[start of Collected data]

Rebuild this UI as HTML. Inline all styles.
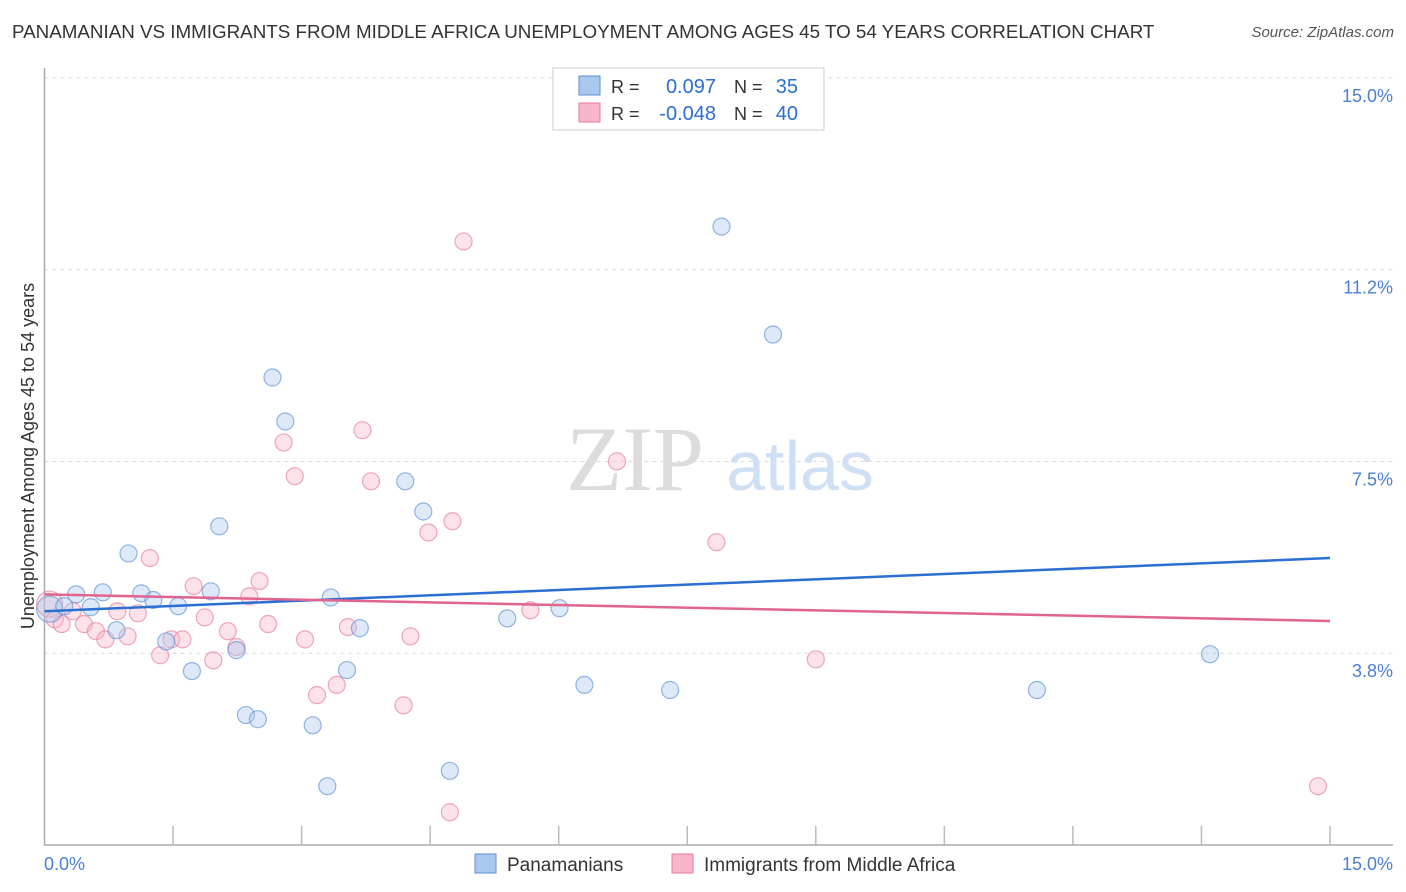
<!DOCTYPE html>
<html><head><meta charset="utf-8">
<style>
body{margin:0;background:#fff;font-family:"Liberation Sans",sans-serif;}
#wrap{position:relative;width:1406px;height:892px;overflow:hidden;}
.title{position:absolute;left:12px;top:21px;font-size:18.8px;color:#333;white-space:nowrap;}
.source{position:absolute;right:12px;top:24px;font-size:15px;color:#555;font-style:italic;}
</style></head>
<body>
<div id="wrap">
<div class="title">PANAMANIAN VS IMMIGRANTS FROM MIDDLE AFRICA UNEMPLOYMENT AMONG AGES 45 TO 54 YEARS CORRELATION CHART</div>
<div class="source">Source: ZipAtlas.com</div>
<svg id="svg" width="1406" height="892" style="position:absolute;left:0;top:0"></svg>
</div>
<script>
const blueX=[0.06,0.23,0.37,0.54,0.68,0.84,0.98,1.13,1.27,1.42,1.56,1.72,1.94,2.04,2.24,2.35,2.49,2.66,2.81,3.13,3.30,3.34,3.53,3.68,4.21,4.42,4.73,5.40,6.01,6.30,7.30,7.90,8.50,11.58,13.60];
const blueY=[4.61,4.67,4.90,4.65,4.94,4.20,5.70,4.92,4.79,3.98,4.67,3.40,4.96,6.23,3.81,2.54,2.46,9.14,8.28,2.34,1.15,4.84,3.42,4.24,7.11,6.52,1.45,4.43,4.63,3.13,3.03,12.09,9.98,3.03,3.73];
const pinkX=[0.06,0.12,0.20,0.33,0.46,0.60,0.71,0.85,0.97,1.09,1.23,1.35,1.48,1.61,1.74,1.87,1.97,2.14,2.24,2.39,2.51,2.61,2.79,2.92,3.04,3.18,3.41,3.54,3.71,3.81,4.19,4.27,4.48,4.73,4.76,4.89,5.67,6.68,7.84,9.00,14.86];
const pinkY=[4.71,4.41,4.32,4.57,4.32,4.18,4.02,4.57,4.08,4.53,5.61,3.71,4.02,4.02,5.06,4.45,3.61,4.18,3.87,4.86,5.16,4.32,7.87,7.21,4.02,2.93,3.13,4.26,8.11,7.11,2.73,4.08,6.11,0.64,6.33,11.80,4.59,7.50,5.92,3.63,1.15];
const blueTrend=[4.57,5.61];
const pinkTrend=[4.90,4.38];
const yTicks=[3.75,7.5,11.25,15];
const yTickLabels=["3.8%","7.5%","11.2%","15.0%"];
const xTicks=[1.5,3,4.5,6,7.5,9,10.5,12,13.5,15];

const svg=document.getElementById('svg');
const NS='http://www.w3.org/2000/svg';
const X=v=>44.5+v*85.7;
const Y=v=>845-v*51.15;
function mk(t,a,p){const e=document.createElementNS(NS,t);for(const k in a)e.setAttribute(k,a[k]);(p||svg).appendChild(e);return e;}

yTicks.forEach((t,i)=>{
  const g=mk('line',{x1:44.5,x2:1393,y1:Y(t),y2:Y(t),stroke:'#d8d8d8','stroke-dasharray':'4,4'});
  
  
  const l=mk('text',{x:1393,y:Y(t)+24,'text-anchor':'end','font-size':18,fill:'#4a7fd4','font-family':'Liberation Sans'});
  l.textContent=yTickLabels[i];
  
  
});
xTicks.forEach(t=>{
  const k=mk('line',{x1:X(t),x2:X(t),y1:826,y2:845,stroke:'#bbb','stroke-width':1.5});
  
  
});
const ax=mk('path',{d:'M44.5 68 V845 H1393',fill:'none',stroke:'#aaa','stroke-width':1.5});



const w1=mk('text',{x:635,y:490,'font-size':92,fill:'#dcdcdc','font-family':'Liberation Serif','text-anchor':'middle'});
w1.textContent='ZIP';


const w2=mk('text',{x:800,y:490,'font-size':70,fill:'#cfe0f4','font-family':'Liberation Sans','text-anchor':'middle'});
w2.textContent='atlas';



function dots(xs,ys,fill,stroke,name){
  xs.forEach((x,i)=>{
    const c=mk('circle',{cx:X(x),cy:Y(ys[i]),r:i===0?13:8.5,fill:fill,'fill-opacity':0.4,stroke:stroke,'stroke-opacity':0.65,'stroke-width':1.2});
    
    
  });
}
dots(pinkX,pinkY,'#f7b6c9','#e87a9c','pink-point');
dots(blueX,blueY,'#aac8ee','#5b8fd6','blue-point');

const bt=mk('line',{x1:X(0),x2:X(15),y1:Y(blueTrend[0]),y2:Y(blueTrend[1]),stroke:'#2a6fd1','stroke-width':2.5});


const pt=mk('line',{x1:X(0),x2:X(15),y1:Y(pinkTrend[0]),y2:Y(pinkTrend[1]),stroke:'#e0648e','stroke-width':2.5});



function txt(x,y,s,size,fill,anchor,name){const t=mk('text',{x:x,y:y,'font-size':size,fill:fill,'font-family':'Liberation Sans','text-anchor':anchor||'start'});t.textContent=s;

return t;}
txt(44,870,'0.0%',18,'#4a7fd4','start','x-min-label');
txt(1393,870,'15.0%',18,'#4a7fd4','end','x-max-label');
const yt=txt(0,0,'Unemployment Among Ages 45 to 54 years',18,'#333','middle','y-axis-title');
yt.setAttribute('transform','translate(34,456) rotate(-90)');

const lb=mk('rect',{x:553,y:68,width:271,height:62,fill:'#fff',stroke:'#ccc'});


const s1=mk('rect',{x:579,y:76,width:21,height:19,fill:'#aac8ee',stroke:'#5b8fd6'});


const s2=mk('rect',{x:579,y:103,width:21,height:19,fill:'#f7b6c9',stroke:'#e87a9c'});


txt(611,93,'R =',18,'#333','start','legend-r-label');
txt(716,93,'0.097',20,'#2a6fd1','end','legend-r-blue');
txt(734,93,'N =',18,'#333','start','legend-n-label');
txt(798,93,'35',20,'#2a6fd1','end','legend-n-blue');
txt(611,120,'R =',18,'#333','start','legend-r-label');
txt(716,120,'-0.048',20,'#2a6fd1','end','legend-r-pink');
txt(734,120,'N =',18,'#333','start','legend-n-label');
txt(798,120,'40',20,'#2a6fd1','end','legend-n-pink');

const b1=mk('rect',{x:475,y:854,width:21,height:19,fill:'#aac8ee',stroke:'#5b8fd6'});


txt(507,871,'Panamanians',19,'#333','start','legend-label-panamanians');
const b2=mk('rect',{x:672,y:854,width:21,height:19,fill:'#f7b6c9',stroke:'#e87a9c'});


txt(704,871,'Immigrants from Middle Africa',19,'#333','start','legend-label-middle-africa');
</script>
</body></html>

[end of Collected data]

What is needed -> Write out every line above exactly as it is, leaving out the pictures.

Solution to the problem ->
Rebuild this UI as HTML. Inline all styles.
<!DOCTYPE html>
<html><head><meta charset="utf-8">
<style>
body{margin:0;background:#fff;font-family:"Liberation Sans",sans-serif;}
#wrap{position:relative;width:1406px;height:892px;overflow:hidden;}
.title{position:absolute;left:12px;top:21px;font-size:18.8px;color:#333;white-space:nowrap;}
.source{position:absolute;right:12px;top:24px;font-size:15px;color:#555;font-style:italic;}
</style></head>
<body>
<div id="wrap">
<div class="title">PANAMANIAN VS IMMIGRANTS FROM MIDDLE AFRICA UNEMPLOYMENT AMONG AGES 45 TO 54 YEARS CORRELATION CHART</div>
<div class="source">Source: ZipAtlas.com</div>
<svg id="svg" width="1406" height="892" style="position:absolute;left:0;top:0"></svg>
</div>
<script>
const blueX=[0.06,0.23,0.37,0.54,0.68,0.84,0.98,1.13,1.27,1.42,1.56,1.72,1.94,2.04,2.24,2.35,2.49,2.66,2.81,3.13,3.30,3.34,3.53,3.68,4.21,4.42,4.73,5.40,6.01,6.30,7.30,7.90,8.50,11.58,13.60];
const blueY=[4.61,4.67,4.90,4.65,4.94,4.20,5.70,4.92,4.79,3.98,4.67,3.40,4.96,6.23,3.81,2.54,2.46,9.14,8.28,2.34,1.15,4.84,3.42,4.24,7.11,6.52,1.45,4.43,4.63,3.13,3.03,12.09,9.98,3.03,3.73];
const pinkX=[0.06,0.12,0.20,0.33,0.46,0.60,0.71,0.85,0.97,1.09,1.23,1.35,1.48,1.61,1.74,1.87,1.97,2.14,2.24,2.39,2.51,2.61,2.79,2.92,3.04,3.18,3.41,3.54,3.71,3.81,4.19,4.27,4.48,4.73,4.76,4.89,5.67,6.68,7.84,9.00,14.86];
const pinkY=[4.71,4.41,4.32,4.57,4.32,4.18,4.02,4.57,4.08,4.53,5.61,3.71,4.02,4.02,5.06,4.45,3.61,4.18,3.87,4.86,5.16,4.32,7.87,7.21,4.02,2.93,3.13,4.26,8.11,7.11,2.73,4.08,6.11,0.64,6.33,11.80,4.59,7.50,5.92,3.63,1.15];
const blueTrend=[4.57,5.61];
const pinkTrend=[4.90,4.38];
const yTicks=[3.75,7.5,11.25,15];
const yTickLabels=["3.8%","7.5%","11.2%","15.0%"];
const xTicks=[1.5,3,4.5,6,7.5,9,10.5,12,13.5,15];

const svg=document.getElementById('svg');
const NS='http://www.w3.org/2000/svg';
const X=v=>44.5+v*85.7;
const Y=v=>845-v*51.15;
function mk(t,a,p){const e=document.createElementNS(NS,t);for(const k in a)e.setAttribute(k,a[k]);(p||svg).appendChild(e);return e;}

yTicks.forEach((t,i)=>{
  const g=mk('line',{x1:44.5,x2:1393,y1:Y(t),y2:Y(t),stroke:'#d8d8d8','stroke-dasharray':'4,4'});
  
  
  const l=mk('text',{x:1393,y:Y(t)+24,'text-anchor':'end','font-size':18,fill:'#4a7fd4','font-family':'Liberation Sans'});
  l.textContent=yTickLabels[i];
  
  
});
xTicks.forEach(t=>{
  const k=mk('line',{x1:X(t),x2:X(t),y1:826,y2:845,stroke:'#bbb','stroke-width':1.5});
  
  
});
const ax=mk('path',{d:'M44.5 68 V845 H1393',fill:'none',stroke:'#aaa','stroke-width':1.5});



const w1=mk('text',{x:635,y:490,'font-size':92,fill:'#dcdcdc','font-family':'Liberation Serif','text-anchor':'middle'});
w1.textContent='ZIP';


const w2=mk('text',{x:800,y:490,'font-size':70,fill:'#cfe0f4','font-family':'Liberation Sans','text-anchor':'middle'});
w2.textContent='atlas';



function dots(xs,ys,fill,stroke,name){
  xs.forEach((x,i)=>{
    const c=mk('circle',{cx:X(x),cy:Y(ys[i]),r:i===0?13:8.5,fill:fill,'fill-opacity':0.4,stroke:stroke,'stroke-opacity':0.65,'stroke-width':1.2});
    
    
  });
}
dots(pinkX,pinkY,'#f7b6c9','#e87a9c','pink-point');
dots(blueX,blueY,'#aac8ee','#5b8fd6','blue-point');

const bt=mk('line',{x1:X(0),x2:X(15),y1:Y(blueTrend[0]),y2:Y(blueTrend[1]),stroke:'#2a6fd1','stroke-width':2.5});


const pt=mk('line',{x1:X(0),x2:X(15),y1:Y(pinkTrend[0]),y2:Y(pinkTrend[1]),stroke:'#e0648e','stroke-width':2.5});



function txt(x,y,s,size,fill,anchor,name){const t=mk('text',{x:x,y:y,'font-size':size,fill:fill,'font-family':'Liberation Sans','text-anchor':anchor||'start'});t.textContent=s;

return t;}
txt(44,870,'0.0%',18,'#4a7fd4','start','x-min-label');
txt(1393,870,'15.0%',18,'#4a7fd4','end','x-max-label');
const yt=txt(0,0,'Unemployment Among Ages 45 to 54 years',18,'#333','middle','y-axis-title');
yt.setAttribute('transform','translate(34,456) rotate(-90)');

const lb=mk('rect',{x:553,y:68,width:271,height:62,fill:'#fff',stroke:'#ccc'});


const s1=mk('rect',{x:579,y:76,width:21,height:19,fill:'#aac8ee',stroke:'#5b8fd6'});


const s2=mk('rect',{x:579,y:103,width:21,height:19,fill:'#f7b6c9',stroke:'#e87a9c'});


txt(611,93,'R =',18,'#333','start','legend-r-label');
txt(716,93,'0.097',20,'#2a6fd1','end','legend-r-blue');
txt(734,93,'N =',18,'#333','start','legend-n-label');
txt(798,93,'35',20,'#2a6fd1','end','legend-n-blue');
txt(611,120,'R =',18,'#333','start','legend-r-label');
txt(716,120,'-0.048',20,'#2a6fd1','end','legend-r-pink');
txt(734,120,'N =',18,'#333','start','legend-n-label');
txt(798,120,'40',20,'#2a6fd1','end','legend-n-pink');

const b1=mk('rect',{x:475,y:854,width:21,height:19,fill:'#aac8ee',stroke:'#5b8fd6'});


txt(507,871,'Panamanians',19,'#333','start','legend-label-panamanians');
const b2=mk('rect',{x:672,y:854,width:21,height:19,fill:'#f7b6c9',stroke:'#e87a9c'});


txt(704,871,'Immigrants from Middle Africa',19,'#333','start','legend-label-middle-africa');
</script>
</body></html>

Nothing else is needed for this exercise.